Dall’Europa centrale spira un vento di openness potente, che spinge verso la rivoluzione delle comunicazioni digitali in funzione di una competizione franca e aperta tra tutti i protagonisti di settore. Il parlamento ungherese ha ratificato l’obbligatorietà dell’utilizzo dei formati aperti per chiunque, nel settore pubblico e privato, debba servirsi delle infrastrutture elettroniche statali. Non si parla espressamente di “obbligo di open source”, ma il risultato rimane significativo in funzione della lotta ai monopoli e in vista della presidenza ungherese dell’Unione Europea del 2011.
L’iniziativa parlamentare era stata avviata da Open Standards Alliance , con l’obiettivo specifico di “promuovere la diffusione di mercati senza monopoli che incoraggino lo sviluppo di prodotti intercambiabili e interoperabili, quindi aprendo il mercato a una concorrenza estesa”. Alla fine la lobby dell’ openness l’ha avuta vinta e l’Atto LX del 2009 del parlamento ungherese è stato emendato per recepire la proposta.
Ma in pratica la nuova disciplina che cosa significa per operatori, aziende, fornitori e dipendenti variamente imparentati con la burocrazia statale d’Ungheria? Tutti i soggetti interessati dovranno prevedere l’interoperabilità delle proprie soluzioni software con quelle concorrenti , indipendentemente dal tipo di mercato in cui si trovano a operare.

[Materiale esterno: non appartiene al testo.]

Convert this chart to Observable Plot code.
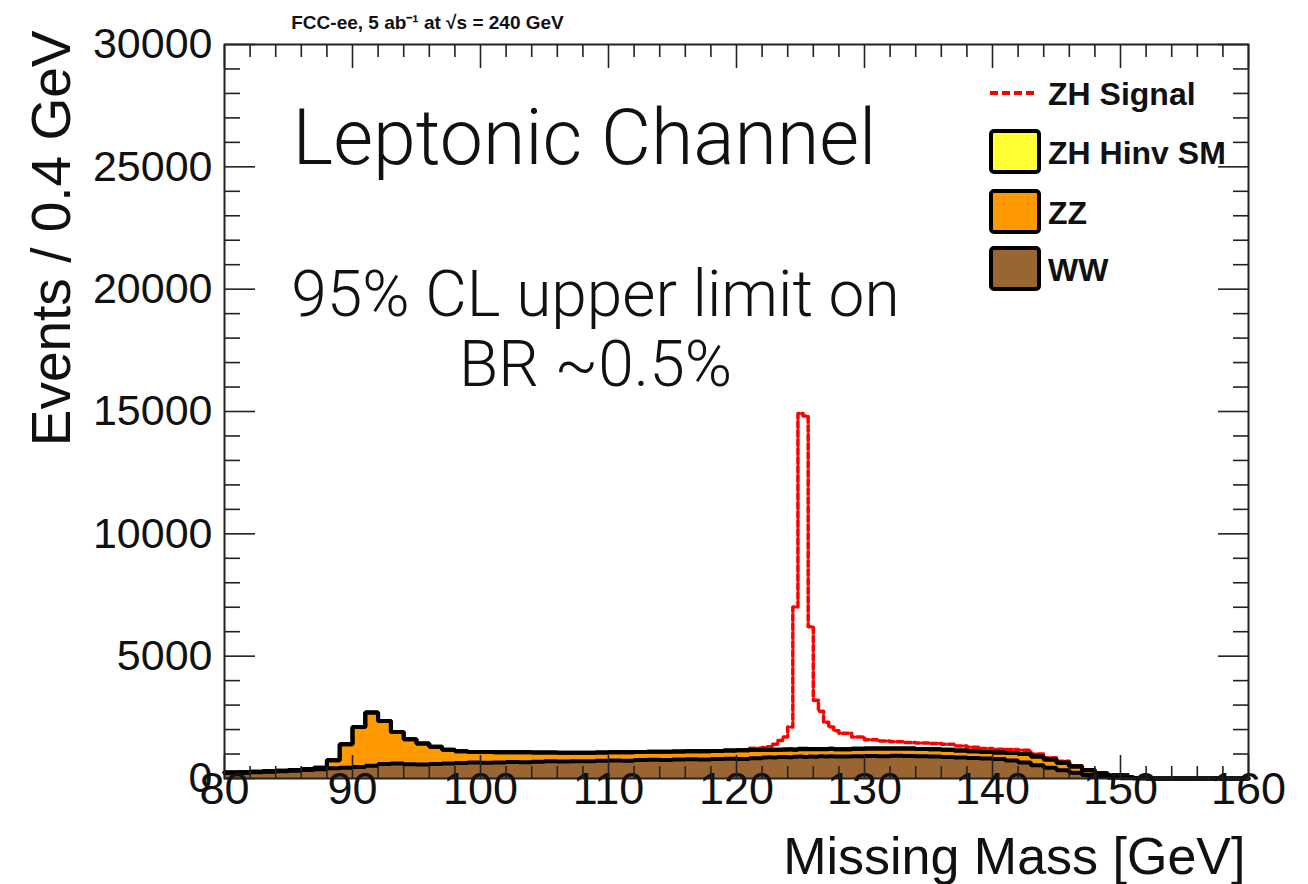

La nuova disciplina ungherese non fa dunque distinzione tra codice chiuso o aperto, free software o prodotti “in scatola” venduti da big e pesci piccoli dell’IT. La definizione di interoperabilità stabilita dal parlamento è intelligente e potrebbe risultare applicabile anche al contestato formato .docx sviluppato da Microsoft, con riverberi che riguardano molto da vicino lo European Interoperability Framework su cui si discute da anni in quel di Bruxelles.
Nell’ultima bozza EIF presentata dall’Unione ci sarebbe la diluizione della definizione di standard aperti in favore della “omogeneità” tra i sistemi IT comunitari, ma nel 2011 la presidenza della UE toccherà proprio all’Ungheria e vista l’iniziativa parlamentare di Budapest l’EIF potrebbe anche prendere una piega diversa da quella attuale.